Though critical to operations, chief financial officers are finding new roles or retiring at a blistering pace. What that means to firms.

Rewriting corporate budgets seemingly daily. Bargaining with banks over broken loan covenants. Answering constant calls from investors and board directors. And, in extreme cases, figuring out how to make payroll. All while working with no colleagues around. Is it any wonder now that so many chief financial officers have recently said, “It’s time to do something else”?

The number of CFOs—usually the second in command at a corporation—who are leaving their current job or looking for something new has surged over the summer. In just one week in early August, the high-profile CFOs at General Motors, Cisco Systems, and Avis Budget Group announced they were departing. According to one survey, 80 finance chiefs of S&P 500- or Fortune 500-listed firms left their positions through the start of August, compared with 84 at this point last year–a remarkable figure, experts say, because there was a period of about six weeks during the spring when there were almost no CFO changes.

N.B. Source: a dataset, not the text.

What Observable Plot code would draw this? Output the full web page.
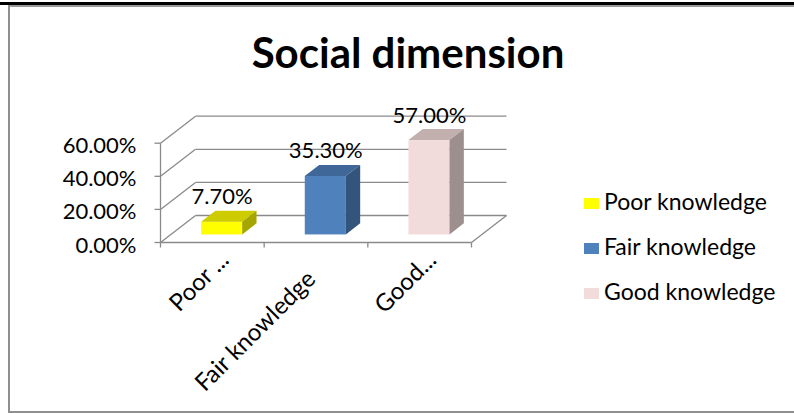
<!DOCTYPE html>
<html>
<head>
<meta charset="utf-8">
<script src="https://cdn.jsdelivr.net/npm/d3@7"></script>
<script src="https://cdn.jsdelivr.net/npm/@observablehq/plot@0.6"></script>
<style>
  html, body { margin: 0; padding: 0; background: #fff; }
  #frame { position: relative; width: 794px; height: 414px; overflow: hidden; font-family: Lato, "Open Sans", sans-serif; color: #000; }
  .rule { position: absolute; }
  #title { position: absolute; left: 408px; top: 31px; transform: translateX(-50%); font-weight: 700; font-size: 42px; line-height: 42px; white-space: nowrap; }
  #chart { position: absolute; left: 0; top: 0; }
  .item { position: absolute; left: 584px; height: 26px; white-space: nowrap; font-size: 23px; line-height: 24px; }
  .swatch { position: absolute; left: 0; width: 15px; height: 11px; }
  .label { position: absolute; left: 20px; }
</style>
</head>
<body>
<div id="frame">
  <div class="rule" style="left:0;right:0;top:2px;height:3px;background:#000"></div>
  <div class="rule" style="left:8px;right:0;top:5px;height:1.5px;background:#9a9a9a"></div>
  <div class="rule" style="left:8px;top:5px;width:2px;bottom:1px;background:#8f8f8f"></div>
  <div class="rule" style="left:8px;right:0;bottom:1px;height:2px;background:#8f8f8f"></div>
  <div id="title">Social dimension</div>
  <div id="chart"></div>
  <div id="legend"></div>
</div>
<script>
// Knowledge levels, their shares (%) and the axis labels
const categories = ["Poor knowledge", "Fair knowledge", "Good knowledge"];
const tickLabels = ["Poor ...", "Fair knowledge", "Good..."];
const values = [7.7, 35.3, 57.0];
const yTicks = [0, 20, 40, 60];
const colors = ["#FFFF00", "#4F81BD", "#F2DCDB"];

// Shade a face of a box by scaling its RGB channels
const shade = (c, k) => {
  const r = d3.rgb(c);
  return d3.rgb(r.r * k, r.g * k, r.b * k).formatHex();
};

// Plot area and the oblique depth of the 3-D floor / walls
const xRange = [160, 471];
const yRange = [242, 142.7];
const pxPerX = (xRange[1] - xRange[0]) / 3;
const pxPerY = (yRange[0] - yRange[1]) / 60;
const depth = {x: 35 / pxPerX, y: 27 / pxPerY};
const f1 = 0.28, f2 = 0.69, half = 0.198, s = f2 - f1;

const bars = categories.map((c, i) => {
  const x0 = i + 0.5 - half + f1 * depth.x;
  const x1 = i + 0.5 + half + f1 * depth.x;
  const yb = f1 * depth.y;
  const yt = values[i] + f1 * depth.y;
  return {c, i, v: values[i], x0, x1, yb, yt, front: colors[i], top: shade(colors[i], 0.8), side: shade(colors[i], 0.65)};
});
const topFaces = bars.flatMap(b => [
  {c: b.c, fill: b.top, y: b.yt, x1: b.x0, x2: b.x1},
  {c: b.c, fill: b.top, y: b.yt + s * depth.y, x1: b.x0 + s * depth.x, x2: b.x1 + s * depth.x}
]);
const sideFaces = bars.flatMap(b => [
  {c: b.c, fill: b.side, x: b.x1, y1: b.yb, y2: b.yt},
  {c: b.c, fill: b.side, x: b.x1 + s * depth.x, y1: b.yb + s * depth.y, y2: b.yt + s * depth.y}
]);
const catTicks = tickLabels.map((t, i) => ({t, i, x: i + 0.5, cut: t !== categories[i]}));

const grid = {stroke: "#8a8a8a", strokeWidth: 1.3};
const font = {fontFamily: "Lato, 'Open Sans', sans-serif", fill: "#000"};

const chart = Plot.plot({
  width: 794,
  height: 414,
  margin: 0,
  x: {type: "linear", domain: [0, 3], range: xRange, axis: null},
  y: {type: "linear", domain: [0, 60], range: yRange, axis: null},
  color: {type: "identity"},
  style: {background: "transparent", overflow: "visible"},
  marks: [
    // side wall
    Plot.link(yTicks, {x1: () => 0, y1: d => d, x2: () => depth.x, y2: d => d + depth.y, ...grid}),
    // back wall
    Plot.link(yTicks, {x1: () => depth.x, y1: d => d + depth.y, x2: () => 3 + depth.x, y2: d => d + depth.y, ...grid}),
    // floor edges
    Plot.link([0], {x1: () => 0, y1: () => 0, x2: () => 3, y2: () => 0, ...grid}),
    Plot.link([0], {x1: () => 3, y1: () => 0, x2: () => 3 + depth.x, y2: () => depth.y, ...grid}),
    // value axis and its ticks
    Plot.link([0], {x1: () => 0, y1: () => 0, x2: () => 0, y2: () => 60, ...grid}),
    Plot.link(yTicks, {x1: () => -6 / pxPerX, y1: d => d, x2: () => 0, y2: d => d, ...grid}),
    Plot.link(d3.range(4), {x1: d => d, y1: () => 0, x2: d => d, y2: () => -5 / pxPerY, ...grid}),
    Plot.text(yTicks, {x: () => 0, y: d => d, text: d => d.toFixed(2) + "%", textAnchor: "end", dx: -24, dy: 3, fontSize: 22, ...font}),
    // boxes
    Plot.rect(bars, {x1: "x0", x2: "x1", y1: "yb", y2: "yt", fill: "front"}),
    Plot.areaX(topFaces, {y: "y", x1: "x1", x2: "x2", z: "c", fill: "fill", curve: "linear"}),
    Plot.areaY(sideFaces, {x: "x", y1: "y1", y2: "y2", z: "c", fill: "fill", curve: "linear"}),
    // value labels
    Plot.text(bars, {x: d => d.i + 0.5 + f1 * depth.x, y: d => d.v + f2 * depth.y, text: d => d.v.toFixed(2) + "%", lineAnchor: "bottom", dy: -7, fontSize: 22, ...font}),
    // category labels
    Plot.text(catTicks.filter(d => d.cut), {x: "x", y: () => 0, text: "t", rotate: -45, textAnchor: "end", lineAnchor: "bottom", dx: 18, dy: 19, fontSize: 24, ...font}),
    Plot.text(catTicks.filter(d => !d.cut), {x: "x", y: () => 0, text: "t", rotate: -45, textAnchor: "end", lineAnchor: "bottom", dx: 1, dy: 38, fontSize: 24, ...font})
  ]
});
document.getElementById("chart").appendChild(chart);

// Legend: one swatch per level
const legend = d3.select("#legend");
categories.forEach((c, i) => {
  const item = legend.append("div").attr("class", "item").style("top", (189 + i * 45) + "px");
  item.append("div").attr("class", "swatch").style("top", "9px").style("background", colors[i]);
  item.append("div").attr("class", "label").text(c);
});
</script>
</body>
</html>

It’s a trend that experts believe will likely continue as the pandemic continues to disrupt the finances of organizations in every industry everywhere. “This crisis will create a demand for radical, creative thinking that has often been lacking from finance leaders,” says Beau Lambert, a Korn Ferry senior client partner in the firm’s Financial Officers practice.

Experts attribute the surge in movement to a variety of reasons. Some CFOs, after helping their companies get through the period where lockdowns crippled revenues, have decided they’ve had enough. “They’re saying, ‘I have an amazing career—I’m taking the chips off the table and going home,’” Lambert says.

The lockdown period was a time when CFOs were working nonstop just to keep their organizations afloat, or if that was impossible, guide them into bankruptcy. Now these top finance leaders have had a chance to self-reflect, something they may have never done before because they’ve always been “knee-deep in the mess,” says Barry Toren, leader of Korn Ferry’s Financial Officers practice. The process has left some energized and looking for a new challenge at a different organization.

That recent career decision hasn’t always been in the CFO’s hands, however. Some company CEOs, recognizing that the financial road ahead is not going to look like it did before the pandemic, are looking for new financial talent they think is better suited to the task. “We see seasoned CFOs stepping down—of their own volition or otherwise—in order to allow a new, perhaps better-equipped, generation of finance leaders to navigate through the uncertain present and future,” says Katie Gleber, an associate in Korn Ferry’s Financial Officers practice.

Experts say the pandemic has accelerated some trends impacting CFOs that were already in place. Organizations were already looking for CFOs who could do more than just sit in the back office and handle the money. Modern-day CFOs need to be as well or more skilled in business partnering as they are in financial engineering, Lambert says. Today’s CFOs also need to have a much higher tolerance for ambiguity and the ability to inspire others.

One of the offshoots of the pandemic pushing millions to work remotely is that it has made it easier for CFOs to explore the job market. In the past, CFOs usually had to travel for a couple of days to their prospective employer to meet the senior leaders of the organization. Now, Toren says, those job-hunting CFOs can talk to CEOs and directors at two organizations in one day without leaving their house.